Now that we've created the zone and entries for it, we can test it.

Step 6: Test Looking Up a Domain Name

In this step we use dig to test the definition of the domain in the BIND configuration files. Use the dig command on the machine with the BIND server:

# dig @ http://www.sceexample.com
. . .
http://www.sceexample.com. 3600 IN      CNAME   vm-10-128-105-48.sceexample.com.
vm-10-128-105-48.sceexample.com. 3600 IN A
. . .

The result of the command shows the alias (CNAME record) for the xx server referring to the primary hostname and the Address (A) record pointing to the IP address (<linux_client_ip> in Listing 9).

If you don't want to register your domain with a public domain registration provider or don't need a secondary server, then you can skip Steps 7–8 in the next two sections and jump directly to the later section "Managing the BIND Server." However, public domain registration providers require a minimum of two DNS servers when registering a self-managed domain. See how to define a secondary server in the next section.

Step 7: Set Up a Secondary Server

In this step we set up a secondary DNS server on another virtual machine instance, similar to the primary. Change the secondary BIND server file to be the same as the primary except for the lines in Listing 10.

Listing 10—Testing the domain definition with dig.

# vi /etc/named.conf
. . .
zone "sceexample.com" {
        type slave;
        file "sceexample.com";
        masters { <primary_ip>; };

This code defines the BIND server to be a slave for the domain. All the resource records will be copied from the primary server. Restart the server with the following command:

$ sudo /sbin/service named start

At this point we have a working DNS system, but it's not known to anyone other than us. We can perform a special client setup to refer to it, or we can make it publicly discoverable on the World Wide Web with the step in the next section.

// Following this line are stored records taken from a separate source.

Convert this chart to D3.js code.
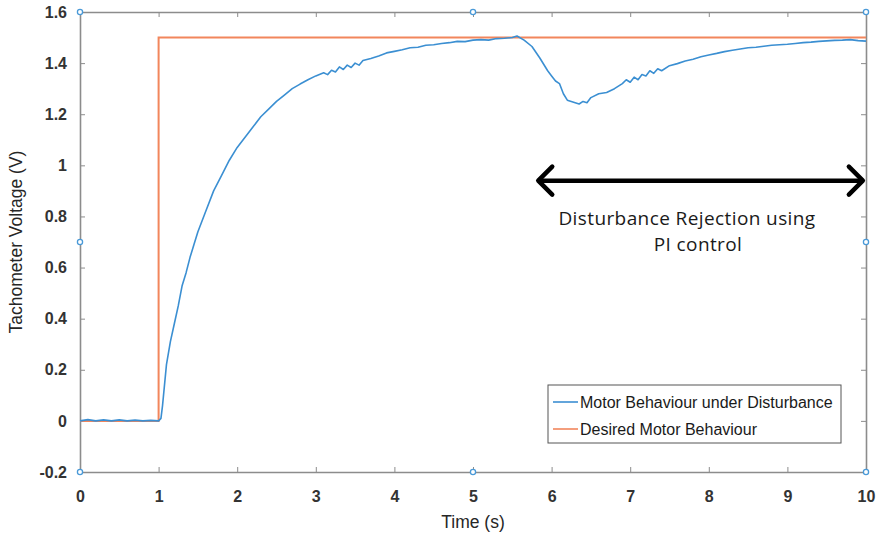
<!DOCTYPE html>
<html lang="en">
<head>
    <meta charset="UTF-8">
    <title>Tachometer</title>
    <script src="https://d3js.org/d3.v7.min.js"></script>
</head>
<body>
<svg id="chart"></svg>
</body>

<style>
    body { margin: 0; background: #fff; }

    .axis text {
        font-family: "Liberation Sans", Arial, sans-serif;
        font-size: 16px;
        font-weight: bold;
        fill: #333;
    }

    .axis path, .axis line {
        stroke: #8c8c8c;
    }

    .label {
        font-family: "Liberation Sans", Arial, sans-serif;
        font-size: 17.5px;
        fill: #262626;
    }

    .legend text {
        font-family: "Liberation Sans", Arial, sans-serif;
        font-size: 16px;
        fill: #1a1a1a;
    }

    .note {
        font-family: "Open Sans", sans-serif;
        font-size: 19px;
        letter-spacing: 0.4px;
        fill: #1a1a1a;
    }
</style>

<script>
    // tachometer reading
    const motorT = [0, 0.1, 0.2, 0.3, 0.4, 0.5, 0.6, 0.7, 0.8, 0.9, 1.0, 1.03,
        1.05, 1.1, 1.15, 1.2, 1.25, 1.3, 1.35, 1.4, 1.45, 1.5, 1.6, 1.7, 1.8, 1.9,
        2.0, 2.1, 2.2, 2.3, 2.4, 2.5, 2.6, 2.7, 2.8, 2.9,
        3.0, 3.1, 3.15, 3.2, 3.25, 3.3, 3.35, 3.4, 3.45, 3.5, 3.55, 3.6, 3.7, 3.8, 3.9,
        4.0, 4.1, 4.2, 4.3, 4.4, 4.5, 4.6, 4.7, 4.8, 4.9,
        5.0, 5.1, 5.2, 5.3, 5.4, 5.5, 5.56, 5.65, 5.75, 5.85, 5.95,
        6.0, 6.05, 6.1, 6.15, 6.2, 6.25, 6.3, 6.35, 6.4, 6.45, 6.5, 6.6, 6.7, 6.8, 6.9, 6.95,
        7.0, 7.05, 7.1, 7.15, 7.2, 7.25, 7.3, 7.35, 7.4, 7.5, 7.6, 7.7, 7.8, 7.9,
        8.0, 8.1, 8.2, 8.3, 8.4, 8.5, 8.6, 8.7, 8.8, 8.9,
        9.0, 9.1, 9.2, 9.3, 9.4, 9.5, 9.6, 9.7, 9.8, 9.9, 10.0];
    const motorV = [0, 0.005, 0, 0.004, 0, 0.004, 0, 0.003, 0, 0.002, 0, 0.01,
        0.06, 0.22, 0.31, 0.38, 0.45, 0.53, 0.58, 0.64, 0.69, 0.74, 0.82, 0.90, 0.96, 1.02,
        1.07, 1.11, 1.15, 1.19, 1.22, 1.25, 1.275, 1.30, 1.318, 1.335,
        1.350, 1.362, 1.355, 1.372, 1.365, 1.385, 1.375, 1.392, 1.383, 1.400, 1.392, 1.410, 1.418, 1.428, 1.440,
        1.446, 1.452, 1.460, 1.462, 1.470, 1.472, 1.477, 1.480, 1.485, 1.484,
        1.490, 1.492, 1.490, 1.496, 1.497, 1.500, 1.506, 1.490, 1.465, 1.420, 1.370,
        1.350, 1.330, 1.320, 1.280, 1.255, 1.250, 1.245, 1.240, 1.250, 1.245, 1.265, 1.280, 1.285, 1.300, 1.320, 1.335,
        1.325, 1.345, 1.335, 1.355, 1.350, 1.370, 1.360, 1.378, 1.370, 1.390, 1.398, 1.408, 1.415, 1.425,
        1.432, 1.438, 1.445, 1.450, 1.455, 1.460, 1.462, 1.466, 1.470, 1.472,
        1.474, 1.477, 1.480, 1.482, 1.485, 1.487, 1.489, 1.490, 1.492, 1.488, 1.486];

    // desired step
    const desiredT = [0, 1, 1, 10];
    const desiredV = [0, 0, 1.5, 1.5];

    const xTicks = [0, 1, 2, 3, 4, 5, 6, 7, 8, 9, 10];
    const yTicks = [-0.2, 0, 0.2, 0.4, 0.6, 0.8, 1, 1.2, 1.4, 1.6];
    const handleT = [0, 5, 10];
    const handleV = [-0.2, 0.7, 1.6];
    const arrowT = [5.83, 9.96];
    const arrowV = 0.94;
    const seriesNames = ['Motor Behaviour under Disturbance', 'Desired Motor Behaviour'];

    const width = 884, height = 540;
    const margin = {top: 12, right: 18, bottom: 68, left: 80};

    const svg = d3.select('#chart')
        .attr('width', width)
        .attr('height', height);

    const x = d3.scaleLinear().domain([0, 10]).range([margin.left, width - margin.right]);
    const y = d3.scaleLinear().domain([-0.2, 1.6]).range([height - margin.bottom, margin.top]);

    const tickFmt = d => d === 0 ? '0' : String(d);

    // box with inward ticks on all sides
    svg.append('g').attr('class', 'axis')
        .attr('transform', `translate(0,${y(-0.2)})`)
        .call(d3.axisBottom(x).tickValues(xTicks).tickSizeInner(-5).tickSizeOuter(0).tickPadding(19).tickFormat(tickFmt));
    svg.append('g').attr('class', 'axis')
        .attr('transform', `translate(0,${y(1.6)})`)
        .call(d3.axisTop(x).tickValues(xTicks).tickSizeInner(-5).tickSizeOuter(0).tickFormat(''));
    svg.append('g').attr('class', 'axis')
        .attr('transform', `translate(${x(0)},0)`)
        .call(d3.axisLeft(y).tickValues(yTicks).tickSizeInner(-5).tickSizeOuter(0).tickPadding(13).tickFormat(tickFmt));
    svg.append('g').attr('class', 'axis')
        .attr('transform', `translate(${x(10)},0)`)
        .call(d3.axisRight(y).tickValues(yTicks).tickSizeInner(-5).tickSizeOuter(0).tickFormat(''));

    svg.selectAll('.axis path').attr('stroke-width', 1.6);

    svg.append('text').attr('class', 'label')
        .attr('x', x(5)).attr('y', 528)
        .attr('text-anchor', 'middle')
        .text('Time (s)');

    svg.append('text').attr('class', 'label')
        .attr('transform', `translate(22,${y(0.7)}) rotate(-90)`)
        .attr('text-anchor', 'middle')
        .text('Tachometer Voltage (V)');

    const line = d3.line().x(d => x(d[0])).y(d => y(d[1]));

    svg.append('path')
        .datum(desiredT.map((t, i) => [t, desiredV[i]]))
        .attr('fill', 'none')
        .attr('stroke', '#f2865c')
        .attr('stroke-width', 2)
        .attr('d', line);

    svg.append('path')
        .datum(motorT.map((t, i) => [t, motorV[i]]))
        .attr('fill', 'none')
        .attr('stroke', '#3b8fd2')
        .attr('stroke-width', 1.6)
        .attr('stroke-linejoin', 'round')
        .attr('d', line);

    // selection handles
    const handles = [];
    handleT.forEach(t => handleV.forEach(v => {
        if (t !== 5 || v !== 0.7) handles.push([t, v]);
    }));
    svg.append('g').selectAll('circle')
        .data(handles)
        .join('circle')
        .attr('cx', d => x(d[0]))
        .attr('cy', d => y(d[1]))
        .attr('r', 2.6)
        .attr('fill', '#fff')
        .attr('stroke', '#4a9ad8')
        .attr('stroke-width', 1.3);

    // legend
    const legend = svg.append('g').attr('class', 'legend');
    legend.append('rect')
        .attr('x', 548).attr('y', 385)
        .attr('width', 293).attr('height', 58)
        .attr('fill', '#fff')
        .attr('stroke', '#555')
        .attr('stroke-width', 1);
    const legColors = ['#3b8fd2', '#f2865c'];
    seriesNames.forEach((name, i) => {
        const yy = 402 + i * 27;
        legend.append('line')
            .attr('x1', 553).attr('x2', 578)
            .attr('y1', yy).attr('y2', yy)
            .attr('stroke', legColors[i])
            .attr('stroke-width', 1.6);
        legend.append('text')
            .attr('x', 580).attr('y', yy + 6)
            .text(name);
    });

    // double arrow annotation
    const ay = y(arrowV);
    const ax0 = x(arrowT[0]), ax1 = x(arrowT[1]);
    const arrow = svg.append('g')
        .attr('fill', 'none')
        .attr('stroke', '#000')
        .attr('stroke-width', 4.5)
        .attr('stroke-linecap', 'round')
        .attr('stroke-linejoin', 'round');
    arrow.append('line').attr('x1', ax0 + 2).attr('x2', ax1 - 2).attr('y1', ay).attr('y2', ay);
    arrow.append('path').attr('d', `M${ax0 + 14},${ay - 14} L${ax0},${ay} L${ax0 + 14},${ay + 14}`);
    arrow.append('path').attr('d', `M${ax1 - 14},${ay - 14} L${ax1},${ay} L${ax1 - 14},${ay + 14}`);

    svg.append('text').attr('class', 'note')
        .attr('x', 687).attr('y', 225)
        .attr('text-anchor', 'middle')
        .text('Disturbance Rejection using');
    svg.append('text').attr('class', 'note')
        .attr('x', 698).attr('y', 251)
        .attr('text-anchor', 'middle')
        .text('PI control');
</script>
</html>
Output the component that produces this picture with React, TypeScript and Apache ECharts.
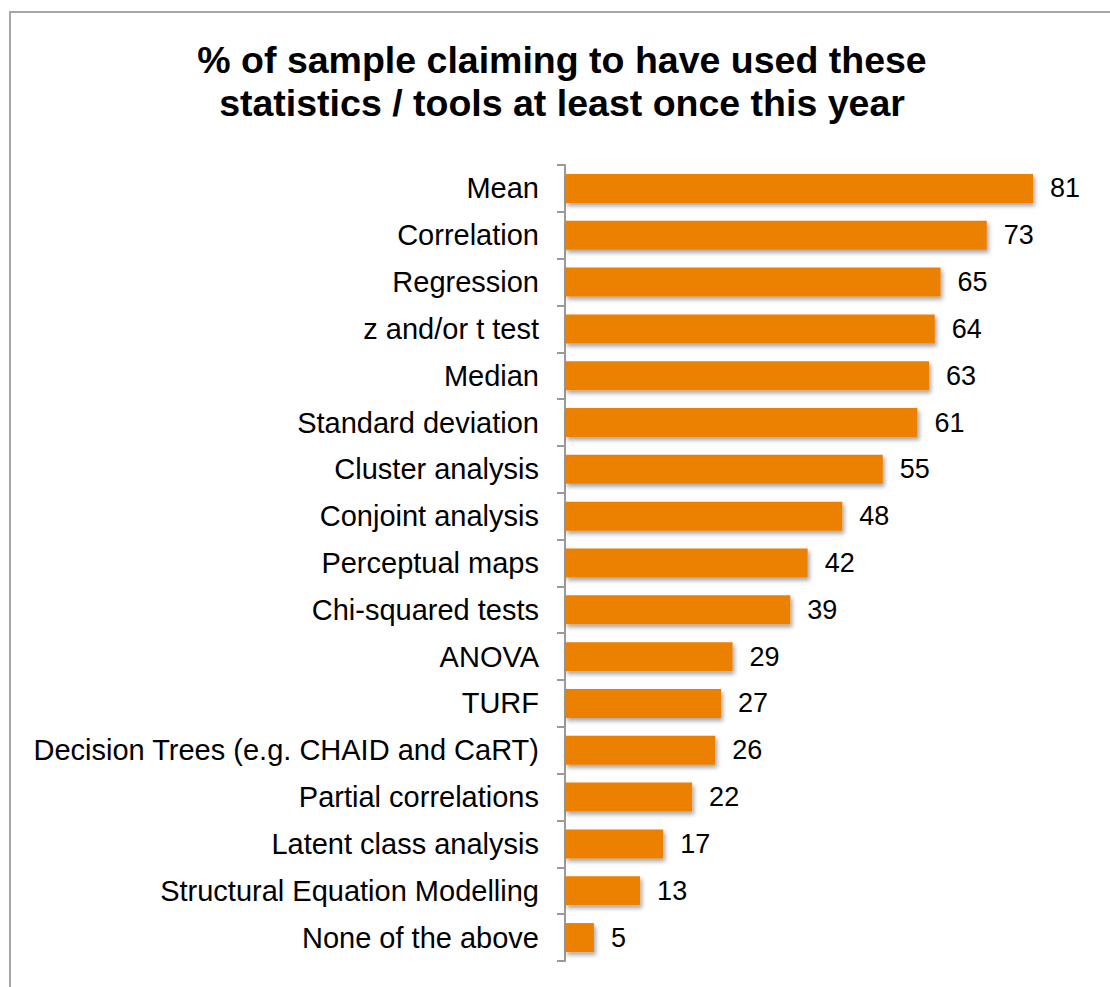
import React, { useEffect, useRef } from "react";
import * as echarts from "echarts";

const titleLines = [
  "% of sample claiming to have used these",
  "statistics / tools at least once this year",
];

const categories = [
  "Mean",
  "Correlation",
  "Regression",
  "z and/or t test",
  "Median",
  "Standard deviation",
  "Cluster analysis",
  "Conjoint analysis",
  "Perceptual maps",
  "Chi-squared tests",
  "ANOVA",
  "TURF",
  "Decision Trees (e.g. CHAID and CaRT)",
  "Partial correlations",
  "Latent class analysis",
  "Structural Equation Modelling",
  "None of the above",
];

const values = [81, 73, 65, 64, 63, 61, 55, 48, 42, 39, 29, 27, 26, 22, 17, 13, 5];

const FONT = "'Liberation Sans', Arial, sans-serif";

export default function App() {
  const ref = useRef<HTMLDivElement>(null);
  useEffect(() => {
    if (!ref.current) return;
    const chart = echarts.init(ref.current, null, { renderer: "svg" });
    chart.setOption({
      animation: false,
      backgroundColor: "#ffffff",
      title: {
        text: titleLines.join("\n"),
        left: 557,
        top: 33,
        textAlign: "center",
        textStyle: {
          fontFamily: FONT,
          fontSize: 37.5,
          fontWeight: "bold",
          color: "#000",
          lineHeight: 43,
        },
      },
      graphic: [
        {
          type: "rect",
          shape: { x: 10, y: 12, width: 1300, height: 1200 },
          style: { fill: "none", stroke: "#a6a6a6", lineWidth: 2 },
          silent: true,
        },
      ],
      grid: { left: 565, top: 165, width: 520, height: 796, containLabel: false },
      xAxis: {
        type: "value",
        min: 0,
        max: 90,
        show: false,
        splitLine: { show: false },
      },
      yAxis: {
        type: "category",
        data: categories,
        inverse: true,
        axisLine: { show: true, lineStyle: { color: "#9a9a9a", width: 2 } },
        axisTick: { show: true, length: 8, lineStyle: { color: "#9a9a9a", width: 2 } },
        axisLabel: {
          fontFamily: FONT,
          fontSize: 29,
          color: "#000",
          margin: 26,
          padding: [5, 0, 0, 0],
        },
      },
      series: [
        {
          type: "bar",
          data: values,
          barWidth: 29,
          itemStyle: {
            color: "#ec8006",
            shadowColor: "rgba(0,0,0,0.35)",
            shadowBlur: 4,
            shadowOffsetX: 2,
            shadowOffsetY: 3,
          },
          label: {
            show: true,
            position: "right",
            distance: 17,
            fontFamily: FONT,
            fontSize: 27,
            color: "#000",
            padding: [5, 0, 0, 0],
          },
        },
      ],
    });
    return () => chart.dispose();
  }, []);
  return (
    <div
      ref={ref}
      style={{ position: "fixed", left: 0, top: 0, width: 1110, height: 987 }}
    />
  );
}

Step 8: Register the Domain

This section explains how to register the DNS system that we have set up to be authoritative for our domain. You can do it by registering the domain with a public DNS registration service, such as GoDaddy.com. You'll need to set the nameservers for the domain to be the DNS servers that you set up earlier. You must configure at least two DNS servers if you're setting these as the DNS servers using a public service.

If you're using GoDaddy.com, first add the two DNS servers as hosts using their hostnames, such as vhostxxx. The domain will be appended. (It will take some time to process.) Then set the DNS servers for the domain.